株式会社AWARDの渡邉です。
破綻が報じられたシリコンバレー銀行(SVB)。その預金の95%は米国の預金保護制度の対象外であり、大口の預金者であったスタートアップ企業では、あと少しで給与の支払いが行えない、取引の支払いができないなど多大な影響が出るところでした。
しかし、そんなSVBの預金が米国当局によって全額保護されることが決定されました。この決定で、当座の金融危機は回避することが出来たと言えます。
1.SVBの預金を全額保護してくれたのは?
2.全額保護の長期的な問題点
3.現在の相場に対しての見方
という項目にわけてご紹介させていただきます。
1.SVBの預金を全額保護してくれたのは?
SVBの預金が全額保護されるのは、米財務省とFRB、FDIC(米連邦預金保険公社)が共同で出した声明により明らかになりました。この声明が出たのは米東部時間3月12日(日)の18:15。日曜の夜に政府機関から声明がでる、というのがどれだけ緊急の対応だったかを良く表しています。
なお声明が発表されたタイミングは日本ですと3月13日(月)7:15というタイミングでした。このタイミングまでの間に、先週1ドル=137円前後だったドル円の為替レートは、1ドル=134円円前後まで下落し、全面的なドル安の展開となっていました。
しかし、預金の全額保護が報じられて、急激にドル円の為替レートは1ドル=135円まで戻すことになりました。市場に対して与えた安心感はかなりのものだったとリアルタイムで見ていて感じました。
東京で株式市場が開く前に声明を発表したい、という米国当局の思惑もあったかもしれませんね。
2.全額保護の長期的な問題点
さて、政府が全額預金を保護してくれた、というのは喜ばしいことです。確かに短期的にはその通りなのですが、長期的に考えるとモラルハザードが大きな課題になります。
モラルハザードとは、起こりうる最悪な事態から免れる為の対応策を備えた事で、かえって注意する意識が軽薄化し、結果として危険な事態を招いたり、倫理感の欠如、規律が失われる状態になることを指します。
今回、SVBは多数ある銀行の中でも特に大きなリスクを負った資産運用を行い、金利の上昇や預金の引き出しに耐えうる財務体質にしていなかった、という固有の問題で破綻にまで追い込まれました。

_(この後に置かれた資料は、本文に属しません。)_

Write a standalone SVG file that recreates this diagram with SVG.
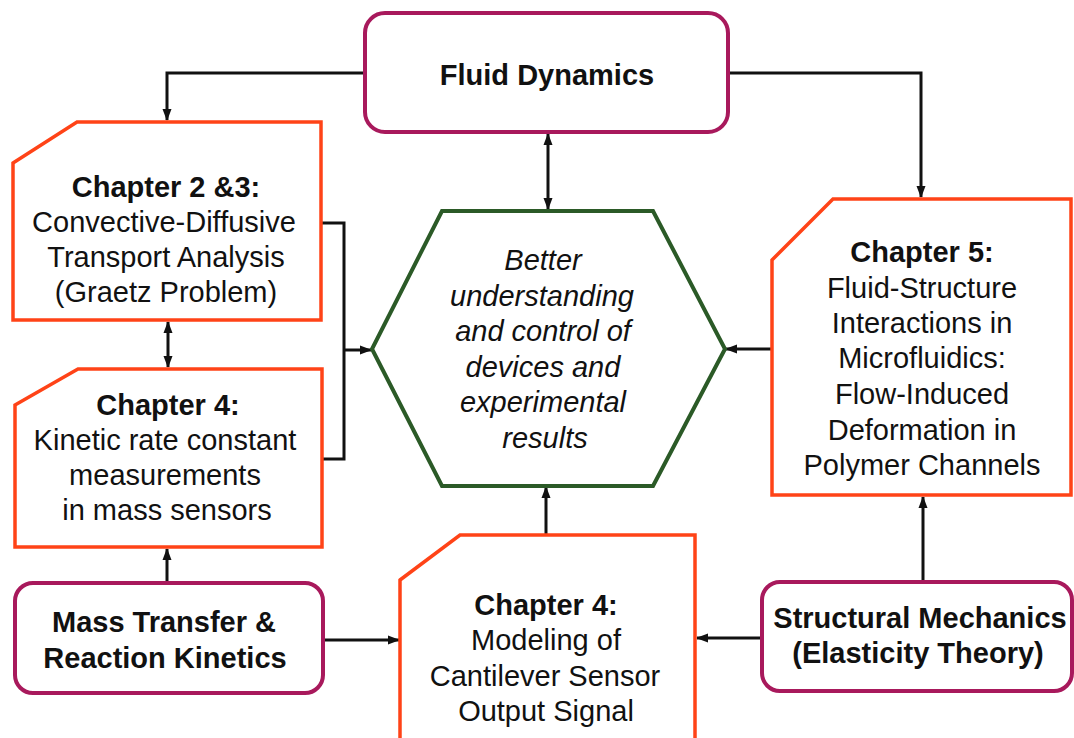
<svg xmlns="http://www.w3.org/2000/svg" width="1074" height="738" viewBox="0 0 1074 738">
<defs>
<marker id="ah" markerWidth="12" markerHeight="10" refX="11" refY="5" orient="auto-start-reverse" markerUnits="userSpaceOnUse">
<path d="M0,0.5 L12,5 L0,9.5 z" fill="#111"/>
</marker>
<style>
.chap{fill:#fff;stroke:#ff4317;stroke-width:3.5;stroke-linejoin:miter}
.topic{fill:#fff;stroke:#a8195c;stroke-width:4}
.hex{fill:#fff;stroke:#2b5a27;stroke-width:4;stroke-linejoin:miter}
.conn{fill:none;stroke:#111;stroke-width:3}
text{font-family:"Liberation Sans",Arial,sans-serif;font-size:29px;fill:#111;text-anchor:middle}
.b{font-weight:bold}
.i{font-style:italic}
</style>
</defs>
<rect width="1074" height="738" fill="#fff"/>

<g id="connectors">
<polyline class="conn" points="365,73 167,73 167,120" marker-end="url(#ah)"/>
<polyline class="conn" points="728,73 921,73 921,197" marker-end="url(#ah)"/>
<line class="conn" x1="548" y1="134" x2="548" y2="209" marker-start="url(#ah)" marker-end="url(#ah)"/>
<line class="conn" x1="168" y1="322" x2="168" y2="367" marker-start="url(#ah)" marker-end="url(#ah)"/>
<polyline class="conn" points="322,223 344,223 344,459 322,459"/>
<line class="conn" x1="344" y1="350" x2="371" y2="350" marker-end="url(#ah)"/>
<line class="conn" x1="772" y1="349" x2="726" y2="349" marker-end="url(#ah)"/>
<line class="conn" x1="167" y1="583" x2="167" y2="549" marker-end="url(#ah)"/>
<line class="conn" x1="323" y1="640" x2="399" y2="640" marker-end="url(#ah)"/>
<line class="conn" x1="762" y1="638" x2="697" y2="638" marker-end="url(#ah)"/>
<line class="conn" x1="546" y1="535" x2="546" y2="487" marker-end="url(#ah)"/>
<line class="conn" x1="923" y1="582" x2="923" y2="497" marker-end="url(#ah)"/>
</g>

<g id="fluid-dynamics">
<rect class="topic" x="365" y="13" width="363" height="119" rx="20"/>
<text class="b" x="547" y="85">Fluid Dynamics</text>
</g>

<g id="chapter-2-3">
<path class="chap" d="M13,163 L77,122 L321,122 L321,320 L13,320 Z"/>
<text class="b" x="166" y="197">Chapter 2 &amp;3:</text>
<text x="164" y="232">Convective-Diffusive</text>
<text x="166" y="267">Transport Analysis</text>
<text x="166" y="302">(Graetz Problem)</text>
</g>

<g id="chapter-4-kinetic">
<path class="chap" d="M15,405 L78,369 L322,369 L322,547 L15,547 Z"/>
<text class="b" x="168" y="415">Chapter 4:</text>
<text x="165" y="450">Kinetic rate constant</text>
<text x="165" y="485">measurements</text>
<text x="167" y="520">in mass sensors</text>
</g>

<g id="goal">
<polygon class="hex" points="442,211 653,211 725,349 653,486 442,486 372,349"/>
<text class="i" x="543" y="270">Better</text>
<text class="i" x="542" y="306">understanding</text>
<text class="i" x="543" y="341">and control of</text>
<text class="i" x="543" y="377">devices and</text>
<text class="i" x="543" y="412">experimental</text>
<text class="i" x="545" y="448">results</text>
</g>

<g id="chapter-5">
<path class="chap" d="M772,260 L833,199 L1071,199 L1071,495 L772,495 Z"/>
<text class="b" x="922" y="262">Chapter 5:</text>
<text x="922" y="298">Fluid-Structure</text>
<text x="922" y="333">Interactions in</text>
<text x="922" y="368">Microfluidics:</text>
<text x="922" y="404">Flow-Induced</text>
<text x="922" y="440">Deformation in</text>
<text x="922" y="475">Polymer Channels</text>
</g>

<g id="mass-transfer">
<rect class="topic" x="15" y="583" width="308" height="110" rx="18"/>
<text class="b" x="164" y="632">Mass Transfer &amp;</text>
<text class="b" x="165" y="668">Reaction Kinetics</text>
</g>

<g id="chapter-4-cantilever">
<path class="chap" d="M400,580 L460,535 L695,535 L695,745 L400,745 Z"/>
<text class="b" x="546" y="615">Chapter 4:</text>
<text x="546" y="650">Modeling of</text>
<text x="545" y="686">Cantilever Sensor</text>
<text x="546" y="721">Output Signal</text>
</g>

<g id="structural-mechanics">
<rect class="topic" x="762" y="582" width="310" height="109" rx="18"/>
<text class="b" x="920" y="628">Structural Mechanics</text>
<text class="b" x="918" y="663">(Elasticity Theory)</text>
</g>
</svg>
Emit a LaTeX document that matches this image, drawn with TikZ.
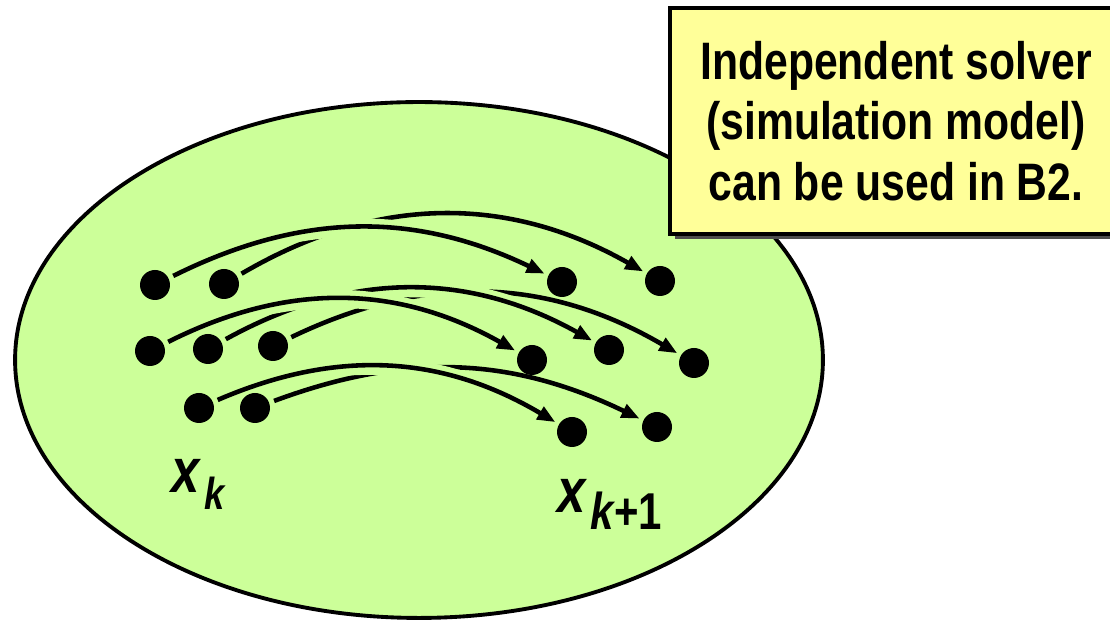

つまり、こうした運営が不健全な銀行の預金を保護することで、
・稼げるときは稼げるだけリスクを負って経営者も報酬を貰えばよい
・最悪のケースは政府が保護してくれる
というような考え方を銀行に持たせることにもなり兼ねないわけです。
SVBの経営陣には、2008年にリーマンショックを引き起こしたリーマンブラザーズの最高財務責任者の名前が含まれていましたし、SVBの経営陣が経営状況の公開前に株式を売却したりといった倫理的・法的な問題行為もあったようです。
こうした動きを許すことになれば、銀行の規律が崩れ、さらなる大きな問題に長期的には発展してしまうこともあり得る、と言えます。
3.現在の相場に対しての見方
とはいえ、短期的に相場を落ち着かせるためには、預金の全額保護、というのは米国当局の英断でした。この後は、モラルハザードが起きないように、そして今回のような銀行の破綻が起きないように財務の規律や監視をより強く求めるような流れになるのではないでしょうか。
実際に米国のバイデン大統領は、銀行システムの規制強化を議会に求めていく考えを示しています。今回の破綻の責任を明確化させるとも表明しているため、米国としてモラルハザードを防ぐために動いていくのでしょう。
こうした急展開を受けて、現在の株式市場は、
・インフレへの対応としての利上げ
・金融システムを守るための利下げ
という2つのはざまで揺れることになります。このコラムを書いている3月14日の夜には米CPIが発表されますので、そこでも市場に対する風向きが変わるでしょう。
現在は不確実性で市場が揺れています。こんなときには、一部の銘柄に投資チャンスが眠っているものです。そんなチャンスを様々な材料から探ってみるのも投資の醍醐味と言えるのではないでしょうか。